# Start of Given information

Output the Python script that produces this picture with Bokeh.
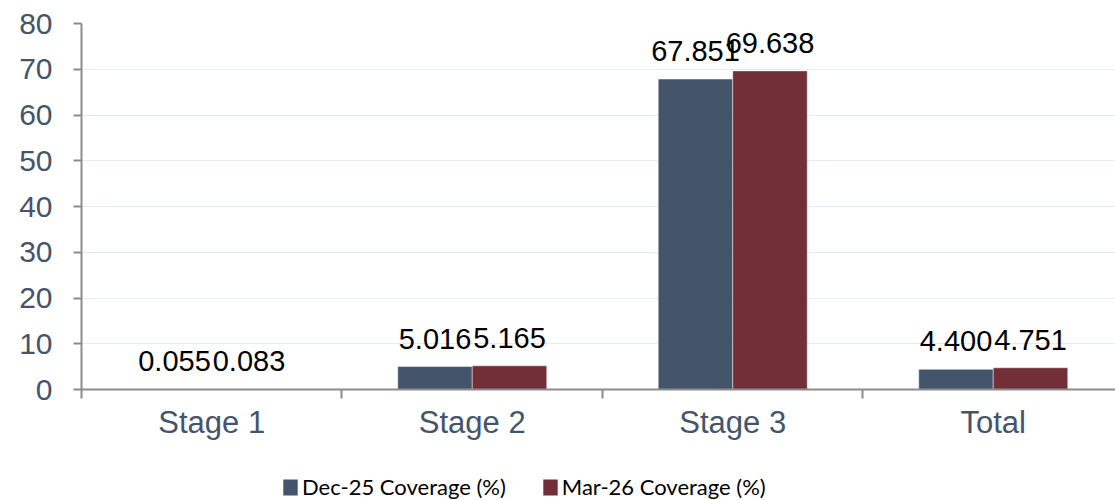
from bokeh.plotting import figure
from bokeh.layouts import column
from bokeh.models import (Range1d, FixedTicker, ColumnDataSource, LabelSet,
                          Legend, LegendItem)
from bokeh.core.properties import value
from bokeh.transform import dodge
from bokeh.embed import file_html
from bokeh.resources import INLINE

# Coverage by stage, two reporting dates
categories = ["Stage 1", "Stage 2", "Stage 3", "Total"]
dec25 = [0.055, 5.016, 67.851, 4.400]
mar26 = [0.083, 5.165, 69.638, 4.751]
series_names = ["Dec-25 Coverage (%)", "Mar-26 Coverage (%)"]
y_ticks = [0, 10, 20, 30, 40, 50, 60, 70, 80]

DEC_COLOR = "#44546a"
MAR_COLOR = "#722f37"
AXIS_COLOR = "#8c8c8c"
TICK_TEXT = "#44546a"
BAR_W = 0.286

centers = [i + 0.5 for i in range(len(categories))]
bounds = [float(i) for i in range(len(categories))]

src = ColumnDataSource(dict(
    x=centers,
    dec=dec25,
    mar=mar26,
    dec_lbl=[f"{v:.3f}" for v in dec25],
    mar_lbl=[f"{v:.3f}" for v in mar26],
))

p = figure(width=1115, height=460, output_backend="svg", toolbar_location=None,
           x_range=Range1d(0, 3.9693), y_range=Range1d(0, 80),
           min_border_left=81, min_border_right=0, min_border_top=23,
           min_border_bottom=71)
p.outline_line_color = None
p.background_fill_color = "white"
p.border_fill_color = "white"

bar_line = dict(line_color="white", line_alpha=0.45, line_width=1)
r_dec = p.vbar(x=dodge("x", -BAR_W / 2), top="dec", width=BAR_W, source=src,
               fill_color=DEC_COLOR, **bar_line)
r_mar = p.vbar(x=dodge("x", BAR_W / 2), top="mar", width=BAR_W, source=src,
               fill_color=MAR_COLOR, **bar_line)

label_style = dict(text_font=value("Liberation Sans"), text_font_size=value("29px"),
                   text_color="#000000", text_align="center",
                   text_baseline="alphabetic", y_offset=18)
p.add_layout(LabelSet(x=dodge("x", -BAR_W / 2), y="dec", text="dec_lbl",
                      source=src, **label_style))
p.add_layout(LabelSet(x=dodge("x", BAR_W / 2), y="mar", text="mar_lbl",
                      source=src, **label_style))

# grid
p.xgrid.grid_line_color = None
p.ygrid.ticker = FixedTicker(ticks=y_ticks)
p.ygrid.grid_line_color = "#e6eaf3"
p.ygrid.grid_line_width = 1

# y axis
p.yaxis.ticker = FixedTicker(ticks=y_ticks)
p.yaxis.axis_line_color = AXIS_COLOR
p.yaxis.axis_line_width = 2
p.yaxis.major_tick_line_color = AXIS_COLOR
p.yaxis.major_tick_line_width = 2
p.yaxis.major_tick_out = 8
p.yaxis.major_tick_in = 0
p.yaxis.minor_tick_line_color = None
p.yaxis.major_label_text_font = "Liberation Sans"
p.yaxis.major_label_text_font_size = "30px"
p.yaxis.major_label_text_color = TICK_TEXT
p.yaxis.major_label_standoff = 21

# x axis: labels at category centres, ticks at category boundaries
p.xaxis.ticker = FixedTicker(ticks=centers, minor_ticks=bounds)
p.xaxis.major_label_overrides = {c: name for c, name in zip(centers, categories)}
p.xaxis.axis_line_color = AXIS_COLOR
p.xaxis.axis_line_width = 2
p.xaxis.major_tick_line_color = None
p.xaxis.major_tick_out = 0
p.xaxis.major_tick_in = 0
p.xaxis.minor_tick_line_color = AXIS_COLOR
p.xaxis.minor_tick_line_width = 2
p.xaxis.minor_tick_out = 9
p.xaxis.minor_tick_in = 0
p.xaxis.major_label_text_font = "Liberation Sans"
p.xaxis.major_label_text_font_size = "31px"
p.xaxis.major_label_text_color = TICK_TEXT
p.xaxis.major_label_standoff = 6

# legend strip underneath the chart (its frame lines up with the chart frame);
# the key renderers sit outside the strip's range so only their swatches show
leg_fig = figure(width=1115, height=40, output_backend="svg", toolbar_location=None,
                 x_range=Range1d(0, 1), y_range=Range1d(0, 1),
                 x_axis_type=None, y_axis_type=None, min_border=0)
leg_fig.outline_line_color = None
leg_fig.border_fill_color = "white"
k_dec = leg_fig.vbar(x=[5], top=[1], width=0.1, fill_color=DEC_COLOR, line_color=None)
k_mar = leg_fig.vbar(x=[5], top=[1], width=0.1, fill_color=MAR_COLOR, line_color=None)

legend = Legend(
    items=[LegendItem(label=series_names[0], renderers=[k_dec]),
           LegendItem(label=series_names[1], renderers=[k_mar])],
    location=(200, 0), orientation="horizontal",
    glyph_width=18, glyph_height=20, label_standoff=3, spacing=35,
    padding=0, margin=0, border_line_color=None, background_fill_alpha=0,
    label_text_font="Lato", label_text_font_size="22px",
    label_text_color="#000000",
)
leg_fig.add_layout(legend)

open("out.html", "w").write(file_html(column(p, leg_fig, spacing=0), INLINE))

# End of Given information

Print out the lines exactly, skipping any picture.

Exercise answer:
Output the Python script that produces this picture with Bokeh.
from bokeh.plotting import figure
from bokeh.layouts import column
from bokeh.models import (Range1d, FixedTicker, ColumnDataSource, LabelSet,
                          Legend, LegendItem)
from bokeh.core.properties import value
from bokeh.transform import dodge
from bokeh.embed import file_html
from bokeh.resources import INLINE

# Coverage by stage, two reporting dates
categories = ["Stage 1", "Stage 2", "Stage 3", "Total"]
dec25 = [0.055, 5.016, 67.851, 4.400]
mar26 = [0.083, 5.165, 69.638, 4.751]
series_names = ["Dec-25 Coverage (%)", "Mar-26 Coverage (%)"]
y_ticks = [0, 10, 20, 30, 40, 50, 60, 70, 80]

DEC_COLOR = "#44546a"
MAR_COLOR = "#722f37"
AXIS_COLOR = "#8c8c8c"
TICK_TEXT = "#44546a"
BAR_W = 0.286

centers = [i + 0.5 for i in range(len(categories))]
bounds = [float(i) for i in range(len(categories))]

src = ColumnDataSource(dict(
    x=centers,
    dec=dec25,
    mar=mar26,
    dec_lbl=[f"{v:.3f}" for v in dec25],
    mar_lbl=[f"{v:.3f}" for v in mar26],
))

p = figure(width=1115, height=460, output_backend="svg", toolbar_location=None,
           x_range=Range1d(0, 3.9693), y_range=Range1d(0, 80),
           min_border_left=81, min_border_right=0, min_border_top=23,
           min_border_bottom=71)
p.outline_line_color = None
p.background_fill_color = "white"
p.border_fill_color = "white"

bar_line = dict(line_color="white", line_alpha=0.45, line_width=1)
r_dec = p.vbar(x=dodge("x", -BAR_W / 2), top="dec", width=BAR_W, source=src,
               fill_color=DEC_COLOR, **bar_line)
r_mar = p.vbar(x=dodge("x", BAR_W / 2), top="mar", width=BAR_W, source=src,
               fill_color=MAR_COLOR, **bar_line)

label_style = dict(text_font=value("Liberation Sans"), text_font_size=value("29px"),
                   text_color="#000000", text_align="center",
                   text_baseline="alphabetic", y_offset=18)
p.add_layout(LabelSet(x=dodge("x", -BAR_W / 2), y="dec", text="dec_lbl",
                      source=src, **label_style))
p.add_layout(LabelSet(x=dodge("x", BAR_W / 2), y="mar", text="mar_lbl",
                      source=src, **label_style))

# grid
p.xgrid.grid_line_color = None
p.ygrid.ticker = FixedTicker(ticks=y_ticks)
p.ygrid.grid_line_color = "#e6eaf3"
p.ygrid.grid_line_width = 1

# y axis
p.yaxis.ticker = FixedTicker(ticks=y_ticks)
p.yaxis.axis_line_color = AXIS_COLOR
p.yaxis.axis_line_width = 2
p.yaxis.major_tick_line_color = AXIS_COLOR
p.yaxis.major_tick_line_width = 2
p.yaxis.major_tick_out = 8
p.yaxis.major_tick_in = 0
p.yaxis.minor_tick_line_color = None
p.yaxis.major_label_text_font = "Liberation Sans"
p.yaxis.major_label_text_font_size = "30px"
p.yaxis.major_label_text_color = TICK_TEXT
p.yaxis.major_label_standoff = 21

# x axis: labels at category centres, ticks at category boundaries
p.xaxis.ticker = FixedTicker(ticks=centers, minor_ticks=bounds)
p.xaxis.major_label_overrides = {c: name for c, name in zip(centers, categories)}
p.xaxis.axis_line_color = AXIS_COLOR
p.xaxis.axis_line_width = 2
p.xaxis.major_tick_line_color = None
p.xaxis.major_tick_out = 0
p.xaxis.major_tick_in = 0
p.xaxis.minor_tick_line_color = AXIS_COLOR
p.xaxis.minor_tick_line_width = 2
p.xaxis.minor_tick_out = 9
p.xaxis.minor_tick_in = 0
p.xaxis.major_label_text_font = "Liberation Sans"
p.xaxis.major_label_text_font_size = "31px"
p.xaxis.major_label_text_color = TICK_TEXT
p.xaxis.major_label_standoff = 6

# legend strip underneath the chart (its frame lines up with the chart frame);
# the key renderers sit outside the strip's range so only their swatches show
leg_fig = figure(width=1115, height=40, output_backend="svg", toolbar_location=None,
                 x_range=Range1d(0, 1), y_range=Range1d(0, 1),
                 x_axis_type=None, y_axis_type=None, min_border=0)
leg_fig.outline_line_color = None
leg_fig.border_fill_color = "white"
k_dec = leg_fig.vbar(x=[5], top=[1], width=0.1, fill_color=DEC_COLOR, line_color=None)
k_mar = leg_fig.vbar(x=[5], top=[1], width=0.1, fill_color=MAR_COLOR, line_color=None)

legend = Legend(
    items=[LegendItem(label=series_names[0], renderers=[k_dec]),
           LegendItem(label=series_names[1], renderers=[k_mar])],
    location=(200, 0), orientation="horizontal",
    glyph_width=18, glyph_height=20, label_standoff=3, spacing=35,
    padding=0, margin=0, border_line_color=None, background_fill_alpha=0,
    label_text_font="Lato", label_text_font_size="22px",
    label_text_color="#000000",
)
leg_fig.add_layout(legend)

open("out.html", "w").write(file_html(column(p, leg_fig, spacing=0), INLINE))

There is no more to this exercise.